As a real estate investor, you know that there are countless factors to consider when evaluating potential investment properties. One key metric that you should be familiar with is the Capitalization Rate, or Cap Rate. In this blog post, we'll explore what Cap Rate is and how it can be used to help you make informed investment decisions.


What is Capitalization Rate (Cap Rate)?


At its most basic, Cap Rate is a measure of the rate of return on a real estate investment. It is calculated by dividing the net operating income of a property by its purchase price (or current market value).


For example, let's say you are considering purchasing a rental property for $200,000 that generates $20,000 in annual net operating income. The Cap Rate for this property would be 10% ($20,000 / $200,000).

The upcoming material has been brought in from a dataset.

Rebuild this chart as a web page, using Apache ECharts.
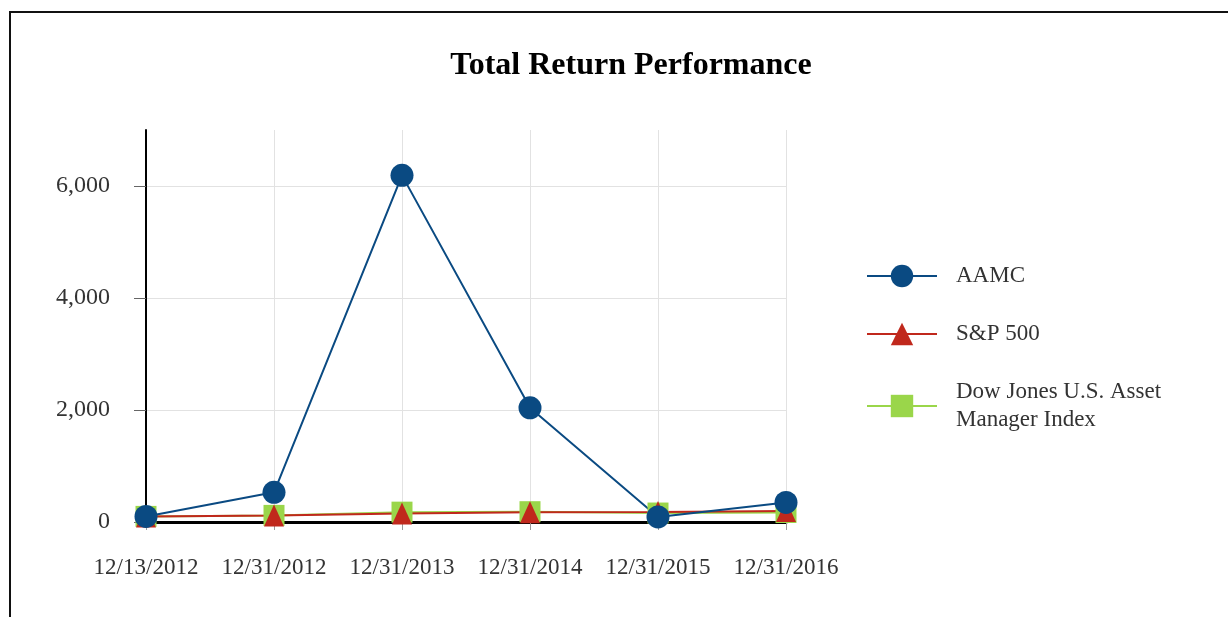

How is Cap Rate Used in Real Estate Investing?


Cap Rate is often used by real estate investors to evaluate the potential return on an investment property. A higher Cap Rate may indicate that a property has a higher potential return, while a lower Cap Rate may indicate a lower potential return.


However, it is important to note that Cap Rate should not be used in isolation, as it does not consider other factors that can impact the value of a property, such as appreciation and leverage. These factors can significantly impact the overall return on your investment, so it's important to consider them when evaluating a property.


In addition, Cap Rate can vary significantly depending on the location of a property. For example, properties in high-demand areas may have a lower Cap Rate due to strong rental demand. On the other hand, properties in less desirable locations may have a higher Cap Rate.


Using Cap Rate to Make Investment Decisions


While Cap Rate can be a useful tool for evaluating the potential return on an investment property, it's important to use it in conjunction with other factors to get a full picture of a property's potential value. Some other metrics to consider when evaluating a potential investment property include:

  • Gross Rent Multiplier (GRM): This is a measure of the price of a rental property relative to its annual rental income.

  • Cash on Cash Return: This is a measure of the annual return on a real estate investment, calculated as the annual cash flow from the property divided by the cash invested in the property.

  • Appreciation: This is the increase in the value of an investment property over time.

  • Leverage: This refers to the use of borrowed money to finance the purchase of an investment property.

  • By considering all of these factors, you can make more informed decisions about which properties are likely to offer the best return on your investment.

In summary, Capitalization Rate (Cap Rate) is a key metric for real estate investors to understand. While it can be useful for evaluating the potential return on an investment property, it's important to use it in conjunction with other factors to get a complete picture of a property's potential value. By considering Cap Rate and other relevant metrics, you can make more informed investment decisions and increase your chances of success in the real estate market.